Premiums contracted about 7% last year, according to Australian Prudential Regulation Authority (APRA) data, and the ratings agency says declines of 5-10% are expected this year and next.
“This could be potentially compounded by lenders seeking alternative risk management options to Australia-based insurers,” analysts Daiwyn Naidoo and Craig Bennett say in a new report.
APRA has sought to curb soaring house prices in the past couple of years and promote responsible lending, constraining high loan-to-value ratio loans on which lenders’ mortgage insurance is used.

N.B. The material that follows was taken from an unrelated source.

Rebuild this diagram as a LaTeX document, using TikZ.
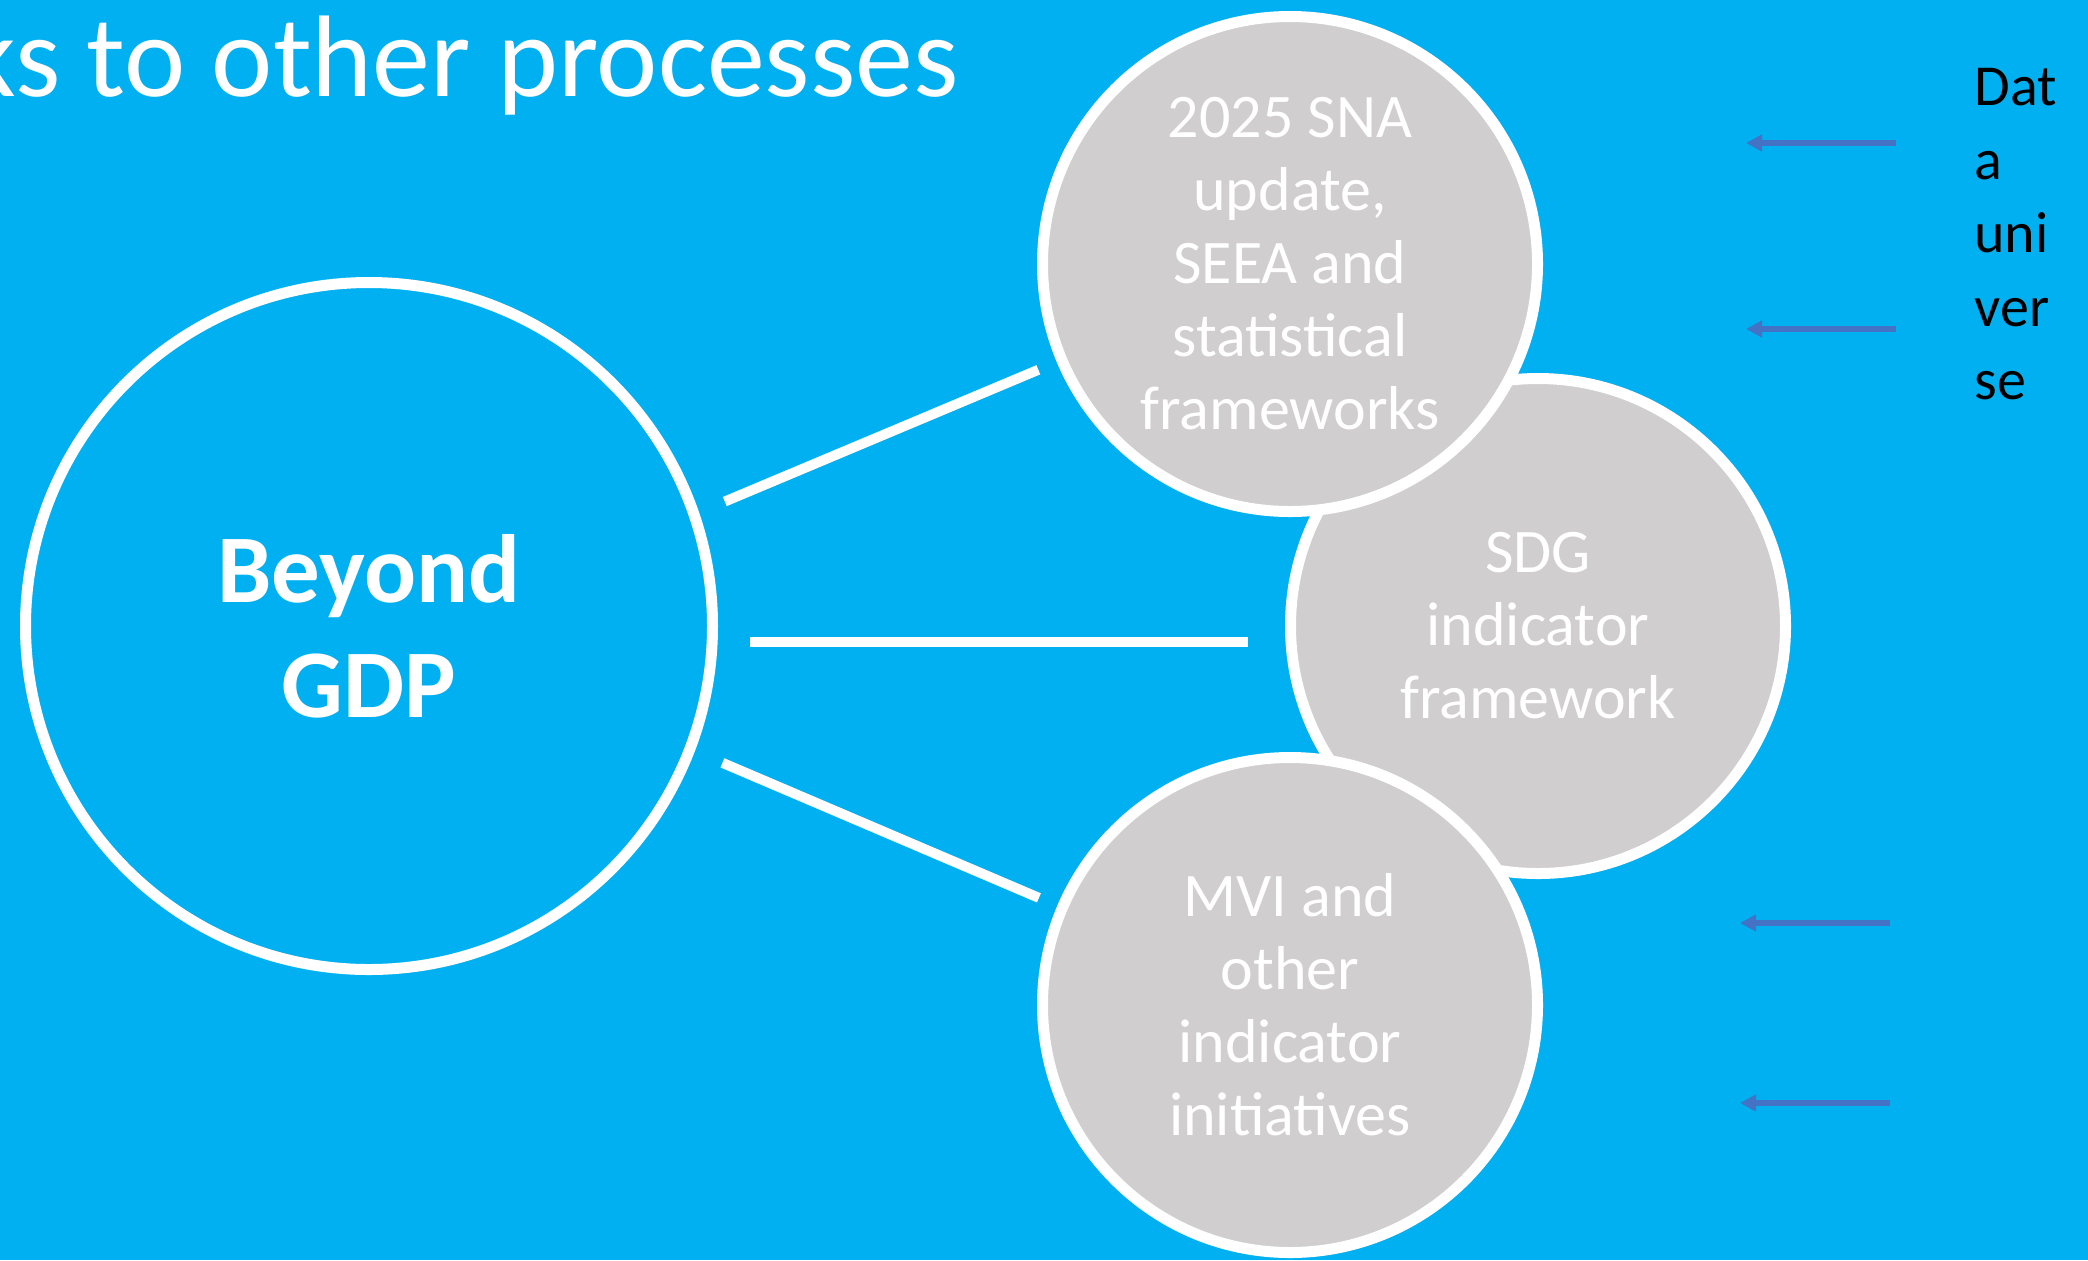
\documentclass[tikz,border=0pt]{standalone}
\usepackage{fontspec}
\setmainfont{Carlito}
\usetikzlibrary{arrows.meta}
\definecolor{slideblue}{HTML}{00B0F0}
\definecolor{bubblegrey}{HTML}{D0CECE}
\definecolor{feedblue}{HTML}{4472C4}
\tikzstyle{bubble} =
        [
                circle,
                draw = white,
                fill = bubblegrey,
                line width = 5.5pt,
                text = white,
                align = center,
                inner sep = 0pt,
                % text width = 10em,
                minimum size = 247.5pt,
                font = \fontsize{31pt}{36.5pt}\selectfont
        ]
\tikzstyle{hub} =
        [
                circle,
                draw = white,
                line width = 5.5pt,
                text = white,
                align = center,
                inner sep = 0pt,
                minimum size = 343.5pt,
                font = \bfseries\fontsize{48.5pt}{57.5pt}\selectfont
        ]
\tikzstyle{link} =
        [
                line width = 5pt,
                draw = white,
                shorten <= 14pt,
                shorten >= 10pt
        ]
\tikzstyle{feed} =
        [
                line width = 2.7pt,
                draw = feedblue,
                -{Triangle[length=8pt, width=8pt]}
        ]

\begin{document}
\begin{tikzpicture}[x=0.5pt, y=-0.5pt]
    \fill [slideblue] (0,0) rectangle (2088,1260);
    \useasboundingbox (0,0) rectangle (2088,1260);
    \node [anchor=base east, inner sep=0pt, text=white, font=\fontsize{58pt}{70pt}\selectfont] (title) at (959,96) {ks to other processes};
    \node [hub] (gdp) at (369,626) {Beyond\\GDP};
    \node [bubble] (sdg) at (1538,626) {SDG\\indicator\\framework};
    \node [bubble] (sna) at (1290,264) {2025 SNA\\update,\\SEEA and\\statistical\\frameworks};
    \node [bubble] (mvi) at (1290,1005) {MVI and\\other\\indicator\\initiatives};
     \path [link] (gdp.19) -- (sna);
     \path [link, shorten <= 16pt, shorten >= 18.5pt] ([yshift=-8pt]gdp.east) -- ([yshift=-8pt]sdg.west);
     \path [link, shorten <= 15pt] (gdp.-21) -- (mvi);
    % data universe and its arrows
    \node [anchor=north west, inner sep=0pt, align=left, font=\fontsize{29pt}{36.75pt}\selectfont] (data) at (1974,68) {Dat\\a\\uni\\ver\\se};
    \coordinate (d1) at (1896,143);
    \coordinate (d2) at (1896,329);
    \coordinate (d3) at (1890,923);
    \coordinate (d4) at (1890,1103);
    \coordinate (e1) at (1746,143);
    \coordinate (e2) at (1746,329);
    \coordinate (e3) at (1740,923);
    \coordinate (e4) at (1740,1103);
     \path [feed] (d1) -- (e1);
     \path [feed] (d2) -- (e2);
     \path [feed] (d3) -- (e3);
     \path [feed] (d4) -- (e4);
\end{tikzpicture}
\end{document}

A major bank has shifted part of its mortgage insurance requirements offshore, and more recently a material home lender has chosen to retain the risk instead of buying insurance.
Housing demand is likely to moderate as interest rates rise over the next two years, and S&P says financial institutions face an increased risk of a sharp correction in property prices and significant rise in credit losses.
That would increase the risk of material adverse claims experience for lenders’ mortgage insurers, although further actions by authorities could lessen the potential impact, the analysts say.
Market leaders in the sector are Genworth Financial Mortgage Insurance and QBE Lenders’ Mortgage Insurance, while other active participants are bank-owned captive insurers.
S&P says the industry benefits from a very strong institutional framework, while solid profitability is expected to continue despite declining market size.
It assesses industry and country risk in the mortgage insurance sector in Australia as low.